Comunicada la sospecha al bibliotecario de la Institución Cultural de Cantabria encargado de la llamada Casona de Tudanca, que había sido propiedad de Cossío, Rafael Gómez, éste buscó el libro hasta que dio con él y nos propuso a Leopoldo de Luis y a mí que escribiéramos una introducción para publicarlo. El libro, facsimilar de aquella non nata edición de 1919, apareció en 1981.
El ejemplar de Rodríguez Moñino apareció un día. Tropezó con él el joven profesor Víctor Infantes de Miguel, que buscaba otros documentos. María Brey le exigió que me lo comunicase inmediatamente. No lo hizo. Sí contactó con mi padre, Leopoldo de Luis, aunque antes escribió un artículo para el diario ‘El País’, que no le concedió mucho interés y tardó varias semanas en publicarlo. Mientras, Leopoldo fue a ver el ejemplar, según me comentó telefónicamente, al estar yo fuera de Madrid, y entregó un artículo al diario ‘Pueblo’ donde el director de la página cultural, Dámaso Santos, sí comprendió la importancia del hallazgo y paró el suplemento en marcha para introducir el artículo el 2 de febrero de 1979.
Nuevo facsímil
Se publica ahora, la edición facsimilar del ejemplar de Rodríguez Moñino, que ya se guarda en la biblioteca de la RAE. No ofrece novedades con respecto al texto que Leopoldo de Luis y yo mismo publicamos en la editorial Cátedra, en 1984, ni en las ediciones de la ‘Obra poética completa’ desde la cuarta edición de 1979. En esta ya se incluyó el poema ‘Los hombres viejos’ que no estaba en la copia proporcionada en 1948 por Rodríguez Moñino, probablemente porque le pareció demasiado agresivo y de escasa calidad.

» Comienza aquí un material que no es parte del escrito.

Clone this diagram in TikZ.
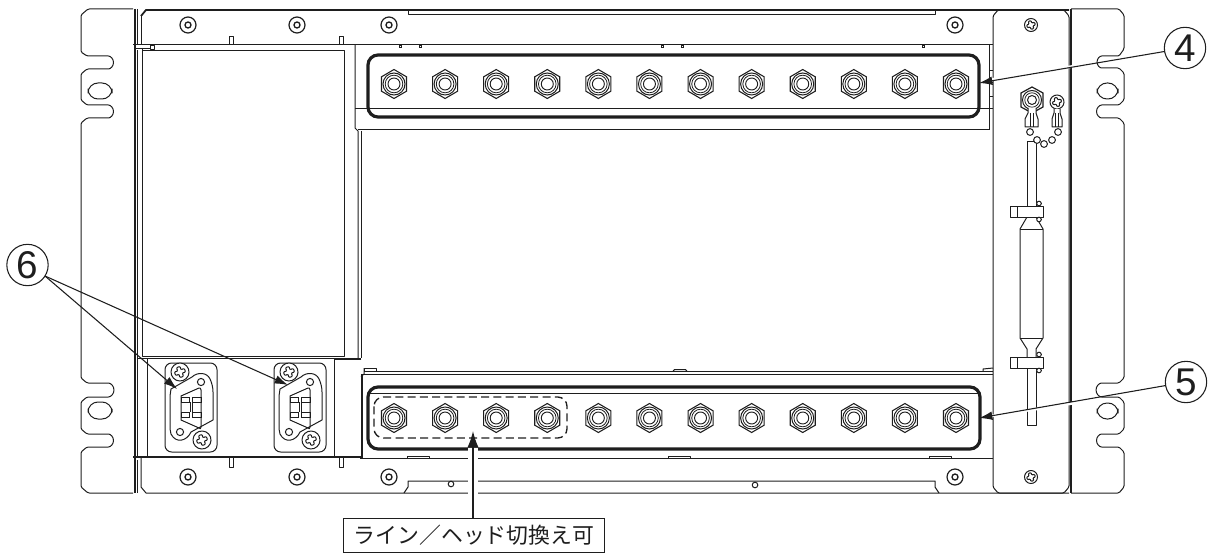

El poema tiene interés fundamentalmente como testimonio de época. Sí sorprende, en esta preciosa edición de la Fundación Miguel Hernández, la cubierta, que parece ser una prueba inicial porque, según Pérez Contel, el poeta quería que fuese de color rojo sangre de toro con las letras en blanco. Dos prólogos, de Aitor L. Larrabide y Óscar Moreno Fernández, sirven para ilustrar en parte la historia, que he intentado completar, de uno de los libros mayores de la poesía hispánica del siglo XX.